→ **TO BE DONE**:
All of the material below is to be restated word for word, apart from the pictures.

→ **RECORDED INFORMATION**:

----------------------------------------

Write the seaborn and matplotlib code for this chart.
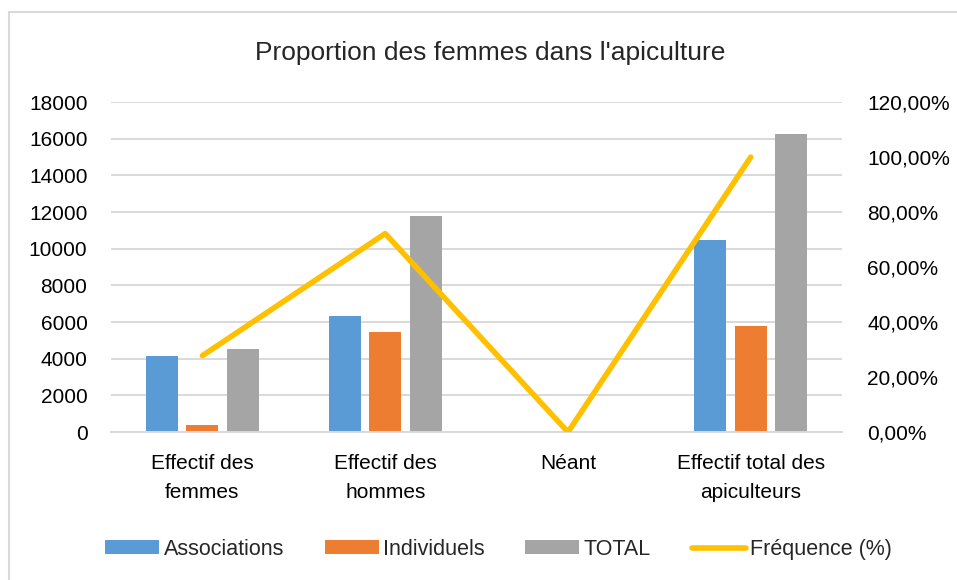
import numpy as np
import pandas as pd
import matplotlib
matplotlib.use('Agg')
import matplotlib.pyplot as plt
import seaborn as sns
from matplotlib.ticker import FuncFormatter
from matplotlib.lines import Line2D

# données
categories = ['Effectif des\nfemmes', 'Effectif des\nhommes', 'Néant',
              'Effectif total des\napiculteurs']
associations = [4160, 6330, 0, 10470]
individuels = [380, 5440, 0, 5800]
total = [4530, 11770, 0, 16270]
frequence = [0.278, 0.722, 0.0, 1.0]

series = ['Associations', 'Individuels', 'TOTAL']
colors = ['#5B9BD5', '#ED7D31', '#A5A5A5']
line_color = '#FFC000'
grid_color = '#D9D9D9'

df = pd.DataFrame({
    'cat': categories * 3,
    'val': associations + individuels + total,
    'serie': np.repeat(series, len(categories)),
})

sns.set_theme(style='white')
plt.rcParams['font.family'] = ['Liberation Sans', 'DejaVu Sans']

fig = plt.figure(figsize=(9.57, 5.8), dpi=100)
ax = fig.add_axes([0.116, 0.255, 0.764, 0.569])

sns.barplot(data=df, x='cat', y='val', hue='serie', palette=colors,
            hue_order=series, order=categories, width=0.666, gap=0.21,
            linewidth=0, saturation=1, ax=ax, legend=True)

ax.set_ylim(0, 18000)
ax.set_yticks(np.arange(0, 18001, 2000))
ax.set_xlim(-0.5, 3.5)
ax.set_xlabel('')
ax.set_ylabel('')
ax.yaxis.grid(True, color=grid_color, lw=1.4)
ax.set_axisbelow(True)
for s in ['left', 'right', 'top']:
    ax.spines[s].set_visible(False)
ax.spines['bottom'].set_color(grid_color)
ax.spines['bottom'].set_linewidth(1.4)
ax.tick_params(axis='y', length=0, pad=17, labelsize=15, colors='#000000')
ax.tick_params(axis='x', length=0, pad=16, labelsize=15, colors='#000000')
for lab in ax.get_xticklabels():
    lab.set_linespacing(1.65)

handles, labels = ax.get_legend_handles_labels()
ax.get_legend().remove()

# fréquence sur l'axe secondaire
ax2 = ax.twinx()
sns.lineplot(x=np.arange(len(categories)), y=frequence, color=line_color,
             lw=4, solid_capstyle='round', ax=ax2)
ax2.set_ylim(0, 1.2)
ax2.set_yticks(np.arange(0, 1.21, 0.2))
ax2.yaxis.set_major_formatter(
    FuncFormatter(lambda v, p: f'{v * 100:.2f}%'.replace('.', ',')))
for s in ax2.spines.values():
    s.set_visible(False)
ax2.tick_params(axis='y', length=0, pad=18, labelsize=15, colors='#000000')

handles.append(Line2D([], [], color=line_color, lw=4, solid_capstyle='round'))
labels.append('Fréquence (%)')
fig.legend(handles, labels, loc='center', bbox_to_anchor=(0.521, 0.053),
           ncol=4, frameon=False, fontsize=15.5, handlelength=2.5,
           handleheight=0.6, handletextpad=0.2, columnspacing=1.9)

fig.text(0.512, 0.908, "Proportion des femmes dans l'apiculture",
         ha='center', va='center', fontsize=19)

# cadre du graphique
fig.add_artist(Line2D([9 / 957, 9 / 957], [0, 1 - 12 / 580], color=grid_color,
                      lw=1.5, transform=fig.transFigure))
fig.add_artist(Line2D([9 / 957, 1], [1 - 12 / 580, 1 - 12 / 580],
                      color=grid_color, lw=1.5, transform=fig.transFigure))

fig.savefig('out.png', dpi=100)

----------------------------------------

→ **RESULT OF THE EXERCISE**:
Write the seaborn and matplotlib code for this chart.
import numpy as np
import pandas as pd
import matplotlib
matplotlib.use('Agg')
import matplotlib.pyplot as plt
import seaborn as sns
from matplotlib.ticker import FuncFormatter
from matplotlib.lines import Line2D

# données
categories = ['Effectif des\nfemmes', 'Effectif des\nhommes', 'Néant',
              'Effectif total des\napiculteurs']
associations = [4160, 6330, 0, 10470]
individuels = [380, 5440, 0, 5800]
total = [4530, 11770, 0, 16270]
frequence = [0.278, 0.722, 0.0, 1.0]

series = ['Associations', 'Individuels', 'TOTAL']
colors = ['#5B9BD5', '#ED7D31', '#A5A5A5']
line_color = '#FFC000'
grid_color = '#D9D9D9'

df = pd.DataFrame({
    'cat': categories * 3,
    'val': associations + individuels + total,
    'serie': np.repeat(series, len(categories)),
})

sns.set_theme(style='white')
plt.rcParams['font.family'] = ['Liberation Sans', 'DejaVu Sans']

fig = plt.figure(figsize=(9.57, 5.8), dpi=100)
ax = fig.add_axes([0.116, 0.255, 0.764, 0.569])

sns.barplot(data=df, x='cat', y='val', hue='serie', palette=colors,
            hue_order=series, order=categories, width=0.666, gap=0.21,
            linewidth=0, saturation=1, ax=ax, legend=True)

ax.set_ylim(0, 18000)
ax.set_yticks(np.arange(0, 18001, 2000))
ax.set_xlim(-0.5, 3.5)
ax.set_xlabel('')
ax.set_ylabel('')
ax.yaxis.grid(True, color=grid_color, lw=1.4)
ax.set_axisbelow(True)
for s in ['left', 'right', 'top']:
    ax.spines[s].set_visible(False)
ax.spines['bottom'].set_color(grid_color)
ax.spines['bottom'].set_linewidth(1.4)
ax.tick_params(axis='y', length=0, pad=17, labelsize=15, colors='#000000')
ax.tick_params(axis='x', length=0, pad=16, labelsize=15, colors='#000000')
for lab in ax.get_xticklabels():
    lab.set_linespacing(1.65)

handles, labels = ax.get_legend_handles_labels()
ax.get_legend().remove()

# fréquence sur l'axe secondaire
ax2 = ax.twinx()
sns.lineplot(x=np.arange(len(categories)), y=frequence, color=line_color,
             lw=4, solid_capstyle='round', ax=ax2)
ax2.set_ylim(0, 1.2)
ax2.set_yticks(np.arange(0, 1.21, 0.2))
ax2.yaxis.set_major_formatter(
    FuncFormatter(lambda v, p: f'{v * 100:.2f}%'.replace('.', ',')))
for s in ax2.spines.values():
    s.set_visible(False)
ax2.tick_params(axis='y', length=0, pad=18, labelsize=15, colors='#000000')

handles.append(Line2D([], [], color=line_color, lw=4, solid_capstyle='round'))
labels.append('Fréquence (%)')
fig.legend(handles, labels, loc='center', bbox_to_anchor=(0.521, 0.053),
           ncol=4, frameon=False, fontsize=15.5, handlelength=2.5,
           handleheight=0.6, handletextpad=0.2, columnspacing=1.9)

fig.text(0.512, 0.908, "Proportion des femmes dans l'apiculture",
         ha='center', va='center', fontsize=19)

# cadre du graphique
fig.add_artist(Line2D([9 / 957, 9 / 957], [0, 1 - 12 / 580], color=grid_color,
                      lw=1.5, transform=fig.transFigure))
fig.add_artist(Line2D([9 / 957, 1], [1 - 12 / 580, 1 - 12 / 580],
                      color=grid_color, lw=1.5, transform=fig.transFigure))

fig.savefig('out.png', dpi=100)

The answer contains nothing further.